Tuesday, December 29, 2009

The Lost Symbol

The book concentrates on Freemasonry, and takes place over a time span of 12 hours in Washington, D.C. Robert Langdon would be called to give a lecture in National Statuary Hall at the United States Capitol, with the invitation apparently from his mentor, a 33rd degree Mason named Peter Solomon, who is the head of the Smithsonian Institution. However, when Langdon arrives at the Capitol, instead of an audience for his lecture, he finds the severed right hand of Peter Solomon tattooed into a symbolic Hand of the Mysteries, and pointing straight upwards.

Solomon would’ve been kidnapped by the villain Mal'akh, who demands that Langdon unlock the Ancient Mysteries in return for Solomon's life.
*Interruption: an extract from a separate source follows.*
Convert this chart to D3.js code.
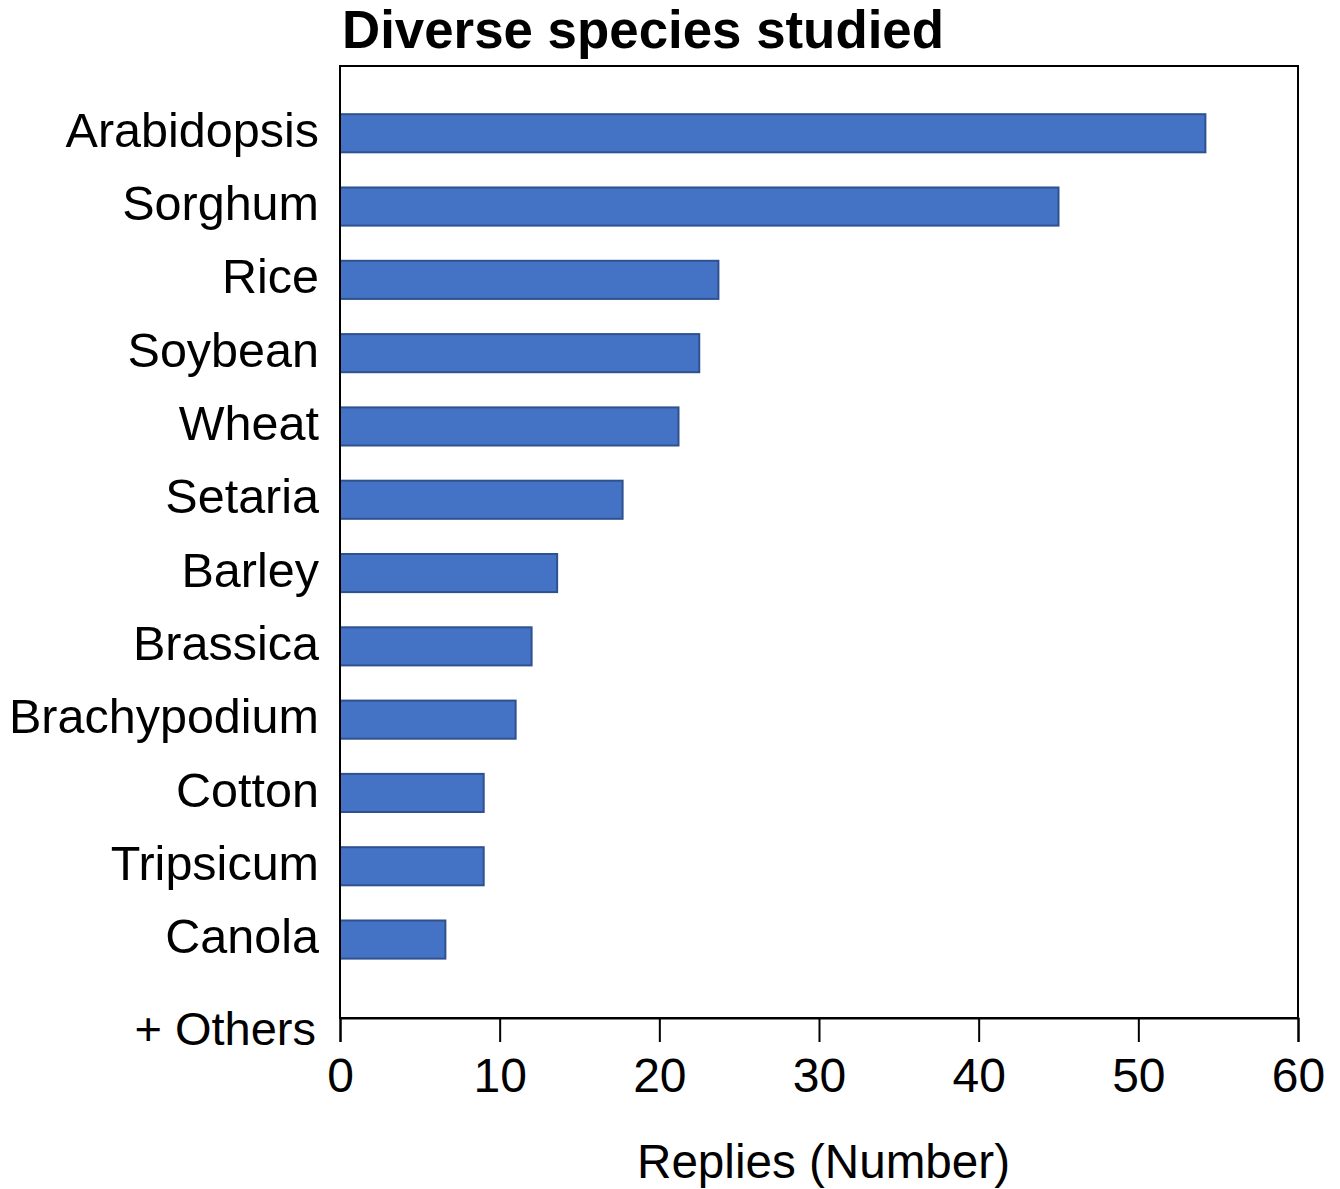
<!DOCTYPE html>
<html>
<head>
<meta charset="utf-8">
<script src="https://cdn.jsdelivr.net/npm/d3@7"></script>
<style>
	body { margin: 0; background: white; }
	text { font-family: "Liberation Sans", Arial, sans-serif; fill: #000; }
</style>
</head>
<body>
<div id="chart"></div>
<script>
// Data
const species = [
	"Arabidopsis", "Sorghum", "Rice", "Soybean", "Wheat", "Setaria",
	"Barley", "Brassica", "Brachypodium", "Cotton", "Tripsicum", "Canola",
]
const replies = [54.2, 45, 23.7, 22.5, 21.2, 17.7, 13.6, 12.0, 11.0, 9.0, 9.0, 6.6]
const xTicks = [0, 10, 20, 30, 40, 50, 60]
const othersLabel = "+ Others"
const titleText = "Diverse species studied"
const xLabel = "Replies (Number)"

const W = 1340
const H = 1189
const plot = { left: 340, right: 1298, top: 66, bottom: 1018 }

const svg = d3.select("#chart")
	.append("svg")
	.attr("width", W)
	.attr("height", H)

// Scales
const x = d3.scaleLinear().domain([0, 60]).range([plot.left, plot.right])
const y = d3.scaleBand()
	.domain(species)
	.range([96.6, 976.2])
	.paddingInner(0.48)
	.paddingOuter(0.24)

// Bars
svg.append("g")
	.selectAll("rect")
	.data(species)
	.join("rect")
	.attr("x", x(0))
	.attr("y", (d) => y(d))
	.attr("width", (d, i) => x(replies[i]) - x(0))
	.attr("height", y.bandwidth())
	.attr("fill", "#4472C4")
	.attr("stroke", "#2F528F")
	.attr("stroke-width", 2)

// Frame around the plot
svg.append("rect")
	.attr("x", plot.left)
	.attr("y", plot.top)
	.attr("width", plot.right - plot.left)
	.attr("height", plot.bottom - plot.top)
	.attr("fill", "none")
	.attr("stroke", "#000")
	.attr("stroke-width", 2)

// X axis
const xAxis = svg.append("g")
	.attr("transform", `translate(0,${plot.bottom})`)
	.call(d3.axisBottom(x).tickValues(xTicks).tickSize(24).tickPadding(16).tickFormat(d3.format("d")))

xAxis.select(".domain").attr("stroke", "#000").attr("stroke-width", 2)
xAxis.selectAll(".tick line").attr("stroke", "#000").attr("stroke-width", 2)
xAxis.selectAll(".tick text")
	.style("font-size", "48px")
	.attr("fill", "#000")

// Category labels
svg.append("g")
	.selectAll("text")
	.data(species)
	.join("text")
	.attr("x", 319)
	.attr("y", (d) => y(d) + y.bandwidth() / 2)
	.attr("dy", "0.28em")
	.attr("text-anchor", "end")
	.style("font-size", "48.5px")
	.text((d) => d)

svg.append("text")
	.attr("x", 316)
	.attr("y", 1045)
	.attr("text-anchor", "end")
	.style("font-size", "47px")
	.text(othersLabel)

// Title
svg.append("text")
	.attr("x", 342)
	.attr("y", 48)
	.attr("textLength", 602)
	.attr("lengthAdjust", "spacingAndGlyphs")
	.style("font-size", "54px")
	.style("font-weight", "bold")
	.text(titleText)

// X axis label
svg.append("text")
	.attr("x", 637)
	.attr("y", 1178)
	.attr("textLength", 373)
	.attr("lengthAdjust", "spacingAndGlyphs")
	.style("font-size", "48px")
	.text(xLabel)
</script>
</body>
</html>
This leads to a game of cat and mouse throughout the museums and buildings of Washington. Langdon joins hands with Solomon's sister, Katherine, a scientist studying noetic science in a secret laboratory in the Smithsonian Museum Support Center. Langdon and Katherine are pursued by both Mal'akh, and Inoue Sato, the head of the CIA's Office of Security. Sato's demand is that Langdon solve the mystery as a matter of national security, since Mal'akh would be planning to release a delusive video of Washington powerbrokers engaged in secret Masonic rituals.

The chase and the clues to the puzzles lead through the sub-basement of the Capitol, the Library of Congress, the George Washington Masonic National Memorial, Freedom Plaza, the United States Botanical Garden, and Washington National Cathedral. The clues center around a small stone pyramid, entrusted several years ago by Solomon to Langdon. The pyramid and the box which holds it reveal several puzzles.

Mal'akh succeeds in capturing both Katherine and Langdon, torturing both of them, and then takes Peter Solomon to the top floor of the Masonic headquarters House of the Temple. Langdon and Katherine Solomon are rescued by the CIA, while in the meantime Mal'akh reveals to Peter Solomon that he is in fact Peter's own son, Zachary. (Well, the moment I read Zachary dies in Turkish prison and Mal’akh gets his rebirth, I knew they are not two different individuals. I am learning Dan Brown’s way of thinkingJ)

As a young man, Zachary would be unhappy with the way he had been treated by his father, so he would fake his own death in a Turkish prison. He then experiences a religious revelation, finding the need to learn the The Lost Word.

He plans to complete his transformation into a godlike being by inscribing his scalp with what he mistakenly believes to be the symbol for the Ancient Mysteries, the circumpunct.Trying to recreate the Biblical story of Abraham on the verge of sacrificing his son, Zachary attempts to force his father into killing him with Abraham' sacrificial Akedah knife on the altar of the Freemasons.

But Langdon intrudes, and a CIA helicopter interrupts the data connection to prevent the distribution of the video. Zachary is fatally injured when the helicopter accidentally shatters a skylight above him, and the falling shards pierce his body.

Peter Solomon then takes Langdon to the Washington Monument, viewed from above, a dot in a circular plaza, with a Bible in its cornerstone. Peter tells him that The Word that Mal'akh was seeking was in all holy books such as the Bible, Koran, and Bhagavad Gita. The Ancient Mystery is the realization that people are not God's subjects, but in fact possess the ability to be gods themselves. Langdon realizes that the lost symbol is God, standing for limitless human potential. The book is much slow paced compared to The Da Vinci Code and Angels and Demons. It allows the reader to digest the myths and puzzles. For the first time in the Dan Brown’s books, I found the motive to be realistic. There is only one villain as compared to organizations and institutions becoming the villains in the other books.